After his disastrous Canadian Grand Prix three weeks earlier, Hill and Williams have been testing solidly, and though both his and his team-mate David Coulthard's cars bore only small changes, their net worth amounted to a performance boost that has put Williams back in the position it enjoyed for the first three races of the season.

Schumacher, however, is still in contention. "I thought I had something in reserve, but I had to fight too much oversteer and we lost a little speed on the straight. I also had Mika Hakkinen in front of me on that last lap. I think I could have got very close," the German said.

Behind them, Coulthard, fitter after a recent operation for tonsillitis, showed the ability to match Hill's speed at the intermediate points round the lap, but each time something happened to spoil the final section and he had to be satisfied with third place, ahead of Jean Alesi.

Ferrari have not impressed so far this weekend, and in final qualifying Alesi suffered from time lost to a hydraulic failure in the morning. He and his team-mate Gerhard Berger, whose Ferrari was never well balanced, had to watch Hill, Coulthard and Schumacher exploit more powerful Renault engines.

They are separated by Rubens Barrichello and Olivier Panis. Barrichello was delighted with the performance of his Jordan-Peugeot, while Panis made full use of the Ligier team's home track to take sixth place on the grid. A late improvement elevated Hakkinen's McLaren-Mercedes to eighth, ahead of Martin Brundle, who crashed his Ligier and had to borrow Panis's, and Johnny Herbert, whose Benetton lacked the grip of Schumacher's car.

After qualifying, a controversy arose as Schumacher explained how seven of his allocated tyres were accidentally damaged while Goodyear technicians were checking their temperatures late on Friday.

"We only have five sets for [the race]," he said. "We need one set for the morning warm-up, one is too worn, and I'm not prepared to risk the damaged sets."

Schumacher's damaged tyres lost only four pounds of pressure overnight and elsewhere in the paddock rivals believe that the claim is a ruse to obtain two fresh sets of tyres - which could be highly advantageous in the race - by political guile.

"The Goodyear engineer has admitted that he left the probe too long and caused the damage," Ross Brawn, the Benetton technical director, said, "but the stewards say there is no precedent for replacements.
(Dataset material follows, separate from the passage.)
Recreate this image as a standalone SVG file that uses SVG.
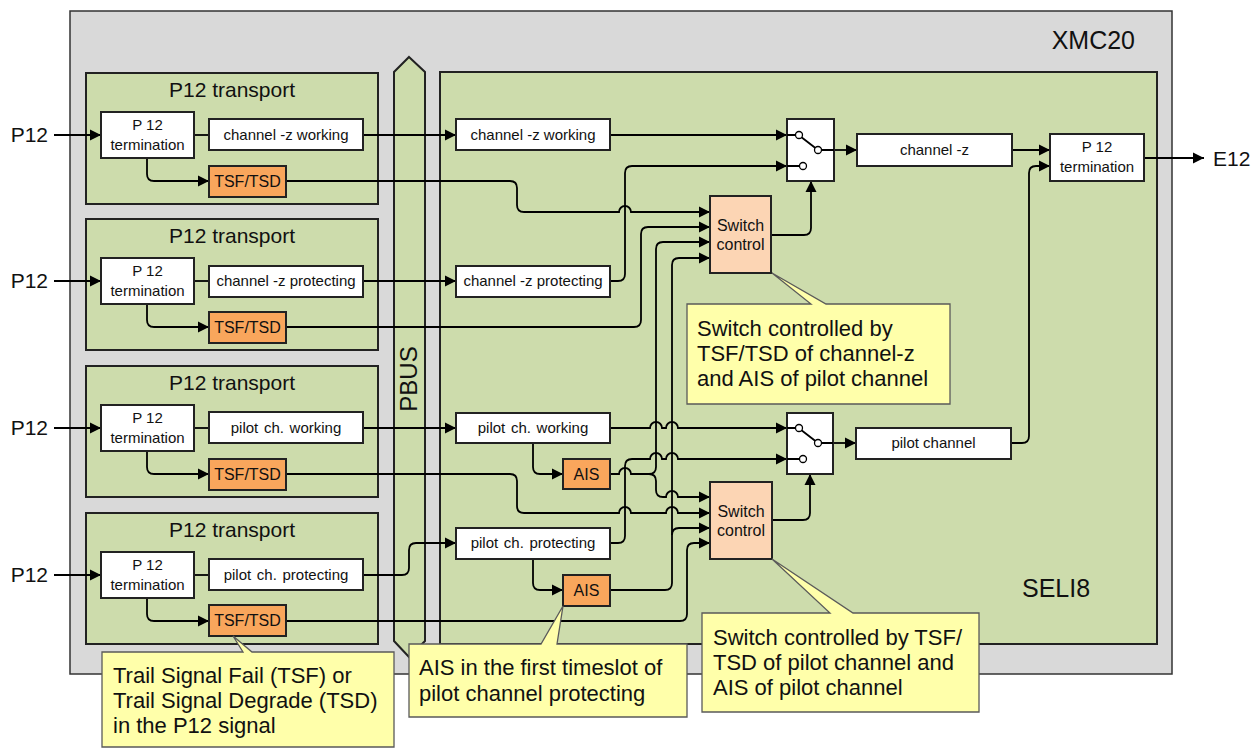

We have only four usable sets of tyres left, and that will affect our choice of race strategy.

"There is an element of risk in using the damaged tyres and we are being disadvantaged by a mistake that was not of our making." Discussions with the stewards continued overnight.

This has been an unsettled week, with growing concern for the long-term future following the demise of the Simtek team since Monaco, as it joins the once great Lotus, and Larrousse, on the list of financial casualties.

Early last week, the international federation dropped another depth charge on the impecunious tail-end teams when it announced that it would be tightening the parameters for qualifying in 1996. At present all qualifiers must lap within 110 per cent of the man on pole position; next year the cut- off will be 107 per cent.

On Thursday, gendarmes impounded Minardi's equipment after a dispute over unpaid debts from 1993, but a compromise was reached and the team was allowed to participate.